According to the theory described in Section 2.1, the HVL and TVL values were calculated and the results are displayed in Figure 9 (a)-(b).

Based on the results shown in Figure 9 (a)-(b), it can be concluded that the HVL and TVL of W/EP samples decrease with increasing tungsten content, and increase with increasing γ-ray energy. For the high-energy γ-rays of 1773keV and 1332keV, the HVL and TVL of 6-W/EP are greater than those of lead and concrete, indicating that the shielding capability of 6-W/EP composites is slightly worse than that of concrete. However, for the lower energy γ-rays of 662 keV, the HVL and TVL of 5-W/EP are better than those of concrete, but worse than those of pure lead. Specifically, the HVL of 5-W/EP, concrete, and pure lead are 3.82 cm, 4.08 cm, and 0.72 cm, respectively, and the TVL of 5-W/EP, concrete, and pure lead are 12.7 cm, 13.5 cm, and 2.4 cm, respectively. These results suggest that the shielding capability of 5-W/EP is worse than that of pure lead, but better than that of concrete.

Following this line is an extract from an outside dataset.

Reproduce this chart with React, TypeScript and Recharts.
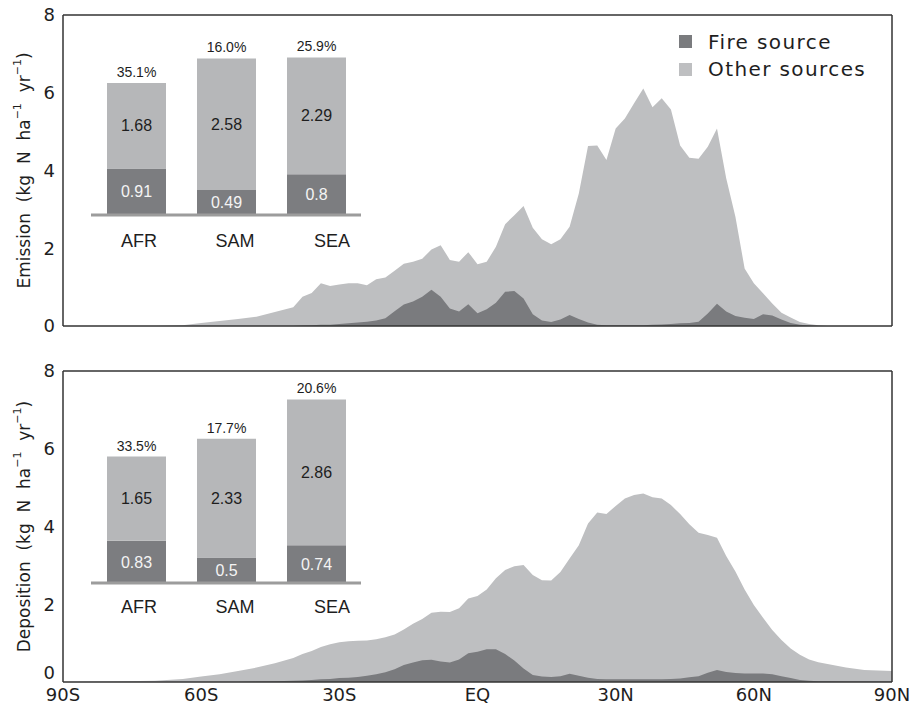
import React from 'react';
import { AreaChart, Area, BarChart, Bar, XAxis, YAxis, Legend, LabelList } from 'recharts';

// latitude grid of the zonal profiles (negative = south)
const latitudes = [
  -90, -80, -70, -64, -60, -56, -52, -48, -44,
  -40, -38, -36, -34, -32, -30, -28, -26, -24, -22,
  -20, -18, -16, -14, -12, -10, -8, -6, -4, -2,
  0, 2, 4, 6, 8, 10, 12, 14, 16, 18,
  20, 22, 24, 26, 28, 30, 32, 34, 36, 38,
  40, 42, 44, 46, 48, 50, 52, 54, 56, 58,
  60, 62, 64, 66, 68, 70, 72, 74, 76,
  80, 84, 90,
];

// kg N ha-1 yr-1, total (fire + other) and fire part
const emissionTotal = [
  0, 0, 0, 0.02, 0.08, 0.13, 0.18, 0.24, 0.36,
  0.48, 0.75, 0.85, 1.1, 1.03, 1.07, 1.1, 1.1, 1.05, 1.2,
  1.25, 1.42, 1.6, 1.65, 1.73, 1.97, 2.08, 1.7, 1.65, 1.9,
  1.59, 1.65, 2.04, 2.62, 2.85, 3.09, 2.53, 2.23, 2.1, 2.23,
  2.55, 3.41, 4.63, 4.64, 4.27, 5.08, 5.34, 5.73, 6.11, 5.63,
  5.86, 5.57, 4.64, 4.33, 4.3, 4.61, 5.08, 3.8, 2.81, 1.48,
  1.1, 0.84, 0.58, 0.34, 0.22, 0.1, 0.05, 0.02, 0,
  0, 0, 0,
];
const emissionFire = [
  0, 0, 0, 0, 0, 0, 0, 0, 0,
  0, 0.01, 0.02, 0.03, 0.03, 0.05, 0.07, 0.09, 0.11, 0.14,
  0.2, 0.38, 0.55, 0.63, 0.75, 0.93, 0.75, 0.45, 0.37, 0.56,
  0.33, 0.43, 0.6, 0.88, 0.9, 0.71, 0.3, 0.14, 0.1, 0.17,
  0.28, 0.18, 0.09, 0.03, 0.02, 0.02, 0.02, 0.02, 0.02, 0.03,
  0.04, 0.05, 0.07, 0.08, 0.11, 0.32, 0.57, 0.37, 0.26, 0.21,
  0.18, 0.3, 0.27, 0.17, 0.08, 0.03, 0.01, 0, 0,
  0, 0, 0,
];
const depositionTotal = [
  0, 0.01, 0.03, 0.08, 0.14, 0.2, 0.28, 0.37, 0.48,
  0.62, 0.72, 0.8, 0.9, 0.97, 1.02, 1.05, 1.06, 1.07, 1.1,
  1.15, 1.22, 1.35, 1.5, 1.62, 1.78, 1.81, 1.8, 1.9, 2.15,
  2.21, 2.38, 2.67, 2.88, 2.98, 3.01, 2.75, 2.62, 2.61, 2.83,
  3.18, 3.52, 4.08, 4.36, 4.32, 4.53, 4.72, 4.81, 4.85, 4.75,
  4.72, 4.55, 4.32, 4.06, 3.84, 3.78, 3.71, 3.24, 2.84, 2.38,
  1.98, 1.65, 1.34, 1.08, 0.86, 0.7, 0.58, 0.51, 0.46,
  0.37, 0.31, 0.28,
];
const depositionFire = [
  0, 0, 0, 0, 0, 0, 0, 0.01, 0.02,
  0.03, 0.04, 0.05, 0.07, 0.08, 0.1, 0.11, 0.13, 0.16, 0.2,
  0.25, 0.33, 0.44, 0.5, 0.56, 0.57, 0.53, 0.5, 0.58, 0.74,
  0.78, 0.84, 0.84, 0.72, 0.55, 0.35, 0.18, 0.14, 0.13, 0.15,
  0.21, 0.16, 0.11, 0.08, 0.07, 0.07, 0.07, 0.07, 0.07, 0.07,
  0.07, 0.08, 0.09, 0.12, 0.15, 0.24, 0.31, 0.26, 0.23, 0.22,
  0.22, 0.22, 0.2, 0.15, 0.1, 0.05, 0.03, 0.02, 0.02,
  0.01, 0.01, 0.01,
];

const yTicks = [0, 2, 4, 6, 8];
const latTicks = [-90, -60, -30, 0, 30, 60, 90];
const innerLatTicks = [-60, -30, 0, 30, 60];

// regional insets
const regions = ['AFR', 'SAM', 'SEA'];
const emissionRegionFire = [0.91, 0.49, 0.8];
const emissionRegionOther = [1.68, 2.58, 2.29];
const emissionRegionShare = ['35.1%', '16.0%', '25.9%'];
const depositionRegionFire = [0.83, 0.5, 0.74];
const depositionRegionOther = [1.65, 2.33, 2.86];
const depositionRegionShare = ['33.5%', '17.7%', '20.6%'];

const legendLabels = ['Fire source', 'Other sources'];

const FIRE = '#7a7b7e';
const OTHER = '#bebfc1';
const BAR_FIRE = '#7c7d80';
const BAR_OTHER = '#b6b7b9';
const FRAME = '#333333';
const INK = '#1e1e1e';
const MAIN_FONT = '"DejaVu Sans", sans-serif';
const INSET_FONT = '"Liberation Sans", Arial, sans-serif';

const legendColors = [FIRE, OTHER];
const regionNudge = [3, 9, 16];

const buildProfile = (total: number[], fire: number[]) =>
  latitudes.map((lat, i) => ({ lat, total: total[i], fire: fire[i] }));

const buildRegions = (fire: number[], other: number[], share: string[]) =>
  regions.map((region, i) => ({ region, fire: fire[i], other: other[i], share: share[i] }));

const emissionData = buildProfile(emissionTotal, emissionFire);
const depositionData = buildProfile(depositionTotal, depositionFire);
const emissionRegions = buildRegions(emissionRegionFire, emissionRegionOther, emissionRegionShare);
const depositionRegions = buildRegions(depositionRegionFire, depositionRegionOther, depositionRegionShare);

const latLabel = (v: number) => (v === 0 ? 'EQ' : `${Math.abs(v)}${v < 0 ? 'S' : 'N'}`);

const AxisTitle = (props: any) => {
  const vb = props.viewBox ?? props;
  const cx = vb.x + 11;
  const cy = vb.y + vb.height / 2;
  return (
    <text
      x={cx}
      y={cy}
      transform={`rotate(-90 ${cx} ${cy})`}
      textAnchor="middle"
      dominantBaseline="central"
      fontFamily={MAIN_FONT}
      fontSize={17}
      fill={INK}
      style={{ whiteSpace: 'pre' }}
    >
      <tspan>{`${props.lead}  (kg  N  ha`}</tspan>
      <tspan dy={-7} fontSize={11}>−1</tspan>
      <tspan dy={7}>{'  yr'}</tspan>
      <tspan dy={-7} fontSize={11}>−1</tspan>
      <tspan dy={7}>)</tspan>
    </text>
  );
};

// value ticks; the zero label of the lower panel sits a little higher to clear 90S
const ValueTick = (props: any) => {
  const { x, y, payload, lift } = props;
  const dy = payload.value === 0 ? -lift : 0;
  return (
    <text x={x} y={y + dy} dy="0.355em" textAnchor="end" fontFamily={MAIN_FONT} fontSize={18} fill={INK}>
      {payload.value}
    </text>
  );
};

const renderLegend = () => (
  <div style={{ fontFamily: MAIN_FONT, fontSize: 20, letterSpacing: 1.4, color: INK }}>
    {legendLabels.map((label, i) => (
      <div key={label} style={{ display: 'flex', alignItems: 'center', height: 27.5 }}>
        <span style={{ width: 13, height: 13, background: legendColors[i], marginRight: 16, display: 'inline-block' }} />
        {label}
      </div>
    ))}
  </div>
);

const RegionTick = (props: any) => {
  const { x, y, payload, index, dy } = props;
  return (
    <text x={x + regionNudge[index]} y={y} dy={dy} textAnchor="middle" fontFamily={INSET_FONT} fontSize={18} fill={INK}>
      {payload.value}
    </text>
  );
};

type PanelProps = {
  data: { lat: number; total: number; fire: number }[];
  title: string;
  height: number;
  marginTop: number;
  axisHeight: number;
  zeroLift: number;
  showLatLabels: boolean;
  showLegend: boolean;
};

const ProfilePanel = ({ data, title, height, marginTop, axisHeight, zeroLift, showLatLabels, showLegend }: PanelProps) => (
  <AreaChart width={909} height={height} data={data} margin={{ top: marginTop, right: 17, bottom: 0, left: 13 }}>
    <Area
      xAxisId="bottom"
      yAxisId="left"
      type="linear"
      dataKey="total"
      name="Other sources"
      fill={OTHER}
      fillOpacity={1}
      stroke="none"
      dot={false}
      activeDot={false}
      isAnimationActive={false}
    />
    <Area
      xAxisId="top"
      yAxisId="right"
      type="linear"
      dataKey="fire"
      name="Fire source"
      fill={FIRE}
      fillOpacity={1}
      stroke="none"
      dot={false}
      activeDot={false}
      isAnimationActive={false}
    />
    <XAxis
      xAxisId="bottom"
      dataKey="lat"
      type="number"
      domain={[-90, 90]}
      ticks={latTicks}
      tickFormatter={latLabel}
      tick={showLatLabels ? { fill: INK, fontSize: 18, fontFamily: MAIN_FONT } : false}
      tickLine={false}
      tickSize={0}
      tickMargin={6}
      height={axisHeight}
      axisLine={{ stroke: FRAME, strokeWidth: 1.5 }}
    />
    <XAxis
      xAxisId="top"
      orientation="top"
      dataKey="lat"
      type="number"
      domain={[-90, 90]}
      ticks={innerLatTicks}
      mirror
      tick={false}
      tickSize={4}
      tickLine={{ stroke: FRAME, strokeWidth: 1.5 }}
      axisLine={{ stroke: FRAME, strokeWidth: 1.5 }}
    />
    <YAxis
      yAxisId="left"
      type="number"
      domain={[0, 8]}
      ticks={yTicks}
      width={50}
      tickLine={false}
      tickSize={0}
      tickMargin={8}
      tick={<ValueTick lift={zeroLift} />}
      axisLine={{ stroke: FRAME, strokeWidth: 1.5 }}
      label={<AxisTitle lead={title} />}
    />
    <YAxis
      yAxisId="right"
      orientation="right"
      type="number"
      domain={[0, 8]}
      ticks={yTicks}
      mirror
      tick={false}
      tickSize={7}
      tickLine={{ stroke: FRAME, strokeWidth: 1.5 }}
      axisLine={{ stroke: FRAME, strokeWidth: 1.5 }}
    />
    {showLegend && (
      <Legend
        layout="horizontal"
        verticalAlign="middle"
        align="center"
        content={renderLegend}
        wrapperStyle={{ top: 28, left: 679, width: 220 }}
      />
    )}
  </AreaChart>
);

type InsetProps = {
  data: { region: string; fire: number; other: number; share: string }[];
  top: number;
  labelDy: number;
};

const RegionInset = ({ data, top, labelDy }: InsetProps) => (
  <div style={{ position: 'absolute', left: 0, top }}>
    <BarChart width={400} height={260} data={data} margin={{ top: 11, right: 39, bottom: 15, left: 91 }} barSize={59}>
      <XAxis
        dataKey="region"
        height={30}
        interval={0}
        tickLine={false}
        tickSize={0}
        axisLine={{ stroke: '#9c9c9c', strokeWidth: 3 }}
        tick={<RegionTick dy={labelDy} />}
      />
      <YAxis hide domain={[0, 4]} />
      <Bar dataKey="fire" stackId="r" fill={BAR_FIRE} isAnimationActive={false}>
        <LabelList dataKey="fire" position="center" fill="#f4f4f4" fontSize={16} fontFamily={INSET_FONT} />
      </Bar>
      <Bar dataKey="other" stackId="r" fill={BAR_OTHER} isAnimationActive={false}>
        <LabelList dataKey="other" position="center" fill={INK} fontSize={16} fontFamily={INSET_FONT} />
        <LabelList dataKey="share" position="top" offset={6} fill={INK} fontSize={14} fontFamily={INSET_FONT} />
      </Bar>
    </BarChart>
  </div>
);

const App = () => (
  <div style={{ position: 'absolute', left: 0, top: 0, width: 909, height: 706, background: '#fff' }}>
    <div style={{ position: 'absolute', left: 0, top: 0 }}>
      <ProfilePanel
        data={emissionData}
        title="Emission"
        height={345}
        marginTop={15}
        axisHeight={19}
        zeroLift={0}
        showLatLabels={false}
        showLegend
      />
    </div>
    <div style={{ position: 'absolute', left: 0, top: 350 }}>
      <ProfilePanel
        data={depositionData}
        title="Deposition"
        height={356}
        marginTop={21}
        axisHeight={24}
        zeroLift={9}
        showLatLabels
        showLegend={false}
      />
    </div>
    <RegionInset data={emissionRegions} top={0} labelDy={30} />
    <RegionInset data={depositionRegions} top={368} labelDy={28} />
  </div>
);

export default App;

Moreover, W/EP composites show more advantages in shielding low-energy γ-rays.

4. Conclusions

In this study, the impact strength, tensile properties, and γ-ray shielding properties of W/EP composites were investigated using a combination of MCNP simulation and experiments. Several conclusions were reached, and are as follows:

• The calculated results indicate that W/EP has comparable shielding capabilities to ordinary concrete at gamma-ray energies of 200 keV, 300 keV, and 400 keV, with tungsten weight fractions of 20%, 30%, and 50%, respectively.
• The experimental linear attenuation coefficient of W/EP composites is in agreement with the calculated value, but is 5-15% lower than the calculated result.

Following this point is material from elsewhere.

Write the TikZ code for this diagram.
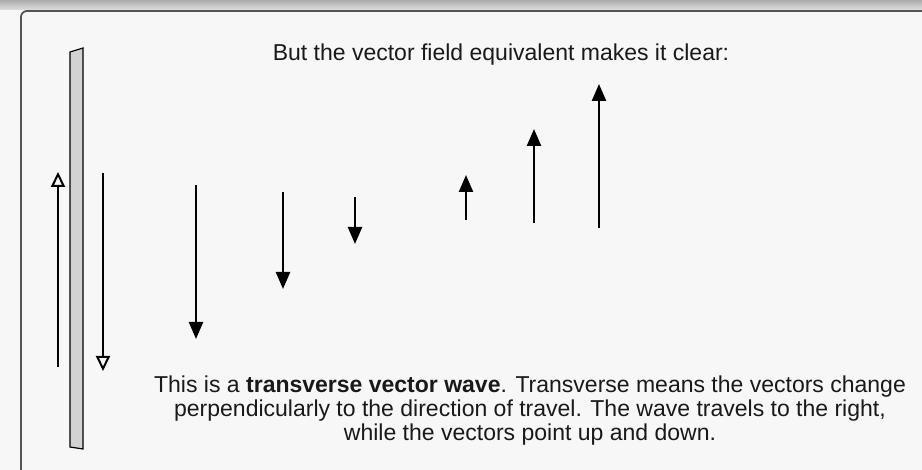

• The linear attenuation coefficient of W/EP composites decreases significantly with increasing γ-ray energy, suggesting that thicker shielding materials are necessary to meet the requirements for higher energy γ-ray shielding.
• The calculated and experimental results reveal that the shielding capability of 6-W/EP composite is slightly inferior to that of concrete for high energy γ-rays with energies of 1773 keV and 1332 keV. Moreover, the shielding capability of 5-W/EP composite is slightly lower than that of pure lead but superior to that of concrete in terms of shielding 662 keV γ-rays. These findings suggest that W/EP composites have more advantages in shielding low-energy γ-rays.

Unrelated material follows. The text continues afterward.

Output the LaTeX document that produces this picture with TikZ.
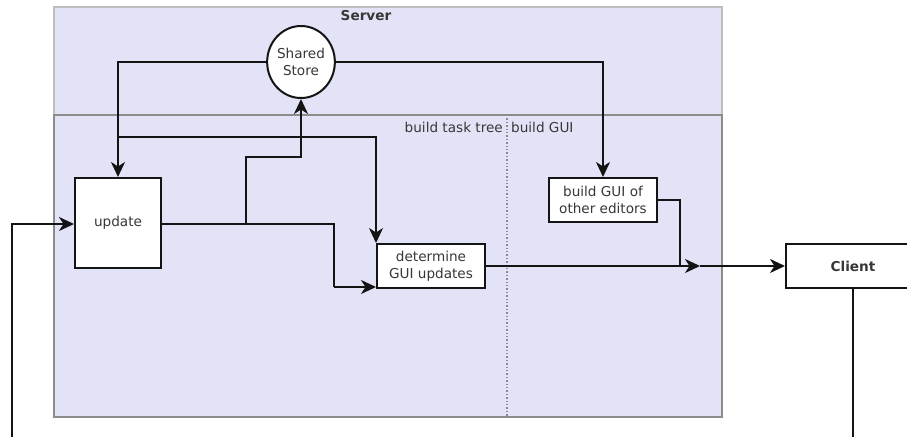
\documentclass[tikz,border=0pt]{standalone}
\usepackage{fontspec}
\setmainfont{DejaVu Sans}
\usetikzlibrary{arrows.meta,shapes.geometric}
\definecolor{lav}{RGB}{227,227,247}
\definecolor{lightframe}{RGB}{190,190,190}
\definecolor{darkframe}{RGB}{140,140,140}
\definecolor{ink}{RGB}{20,20,20}
\tikzset{
  lbl/.style={font=\fontsize{13.6}{17}\selectfont, align=center, inner sep=0pt, text=ink!85},
  box/.style={draw=ink, fill=white, line width=2pt, lbl},
  conn/.style={draw=ink, line width=2pt, line join=miter},
  arr/.style={conn, -{Stealth[length=15pt,width=14pt,inset=4.5pt]}},
}
\begin{document}
\begin{tikzpicture}[x=1pt,y=-1pt]
\useasboundingbox (0,0) rectangle (907,437);
% server region
\draw[fill=lav, draw=lightframe, line width=2pt] (54,7) rectangle (722,417);
\draw[draw=darkframe, line width=2pt] (54,115) rectangle (722,417);
\draw[darkframe, line width=1.4pt, dotted] (507,115) -- (507,417);
\node[lbl, font=\fontsize{13.6}{17}\selectfont\bfseries] (server) at (366,16) {Server};
\node[lbl, anchor=east] (ltree) at (503,127) {build task tree};
\node[lbl, anchor=west] (lgui) at (511,127) {build GUI};
% nodes
\node[box, ellipse, minimum width=66pt, minimum height=72pt] (store) at (301,62) {Shared\\Store};
\node[box, minimum width=86pt, minimum height=90pt] (update) at (118,223) {update};
\node[box, minimum width=108pt, minimum height=44pt] (det) at (431,266) {determine\\GUI updates};
\node[box, minimum width=108pt, minimum height=44pt] (bgui) at (603,200) {build GUI of\\other editors};
\node[box, minimum width=134pt, minimum height=44pt, font=\fontsize{13.6}{17}\selectfont\bfseries] (client) at (853,266) {Client};
% coordinates
\coordinate (leftbot) at (12,437);
\coordinate (clientbot) at (client.south |- 0,437);
\coordinate (merge) at (700,266);
\coordinate (split) at (246,224);
% connectors
\draw[arr] (store.west) -| (update.north);
\draw[arr] (store.east) -| (bgui.north);
\draw[arr] (118,137) -| (det.north west);
\draw[conn] (update.east |- split) -- (334,224) -- (334,287);
\draw[arr] (334,287) -- (det.west |- 0,287);
\draw[arr] (split) -- (246,157) -| (store.south);
\draw[arr] (det.east) -- (merge);
\draw[conn] (bgui.east) -| (680,266);
\draw[arr] (merge) -- (client.west);
\draw[arr] (leftbot) |- (update.west |- 0,224);
\draw[conn] (client.south) -- (clientbot);
\end{tikzpicture}
\end{document}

• The impact strength, tensile strength, and elongation at break of W/EP composites decrease as the tungsten content increases. This is due to a reduction in interfacial force between tungsten and epoxy resin, as well as an increase in tungsten powder agglomeration with higher tungsten content, which leads to a deterioration in mechanical properties. Therefore, it is suggested that excessive addition of tungsten powder should be avoided in practical applications. In summary, an increase in tungsten content results in a decrease of mechanical properties but an increase of gamma-ray shielding capability in W/EP composites, making them more suitable for shielding low energy gamma-rays. The 3-W/EP composite with a 30% tungsten content exhibits comparable shielding capacity to ordinary concrete for 662 keV γ-rays. Additionally, W/EP composites are environmentally friendly and non-toxic materials, indicating their high potential for various applications.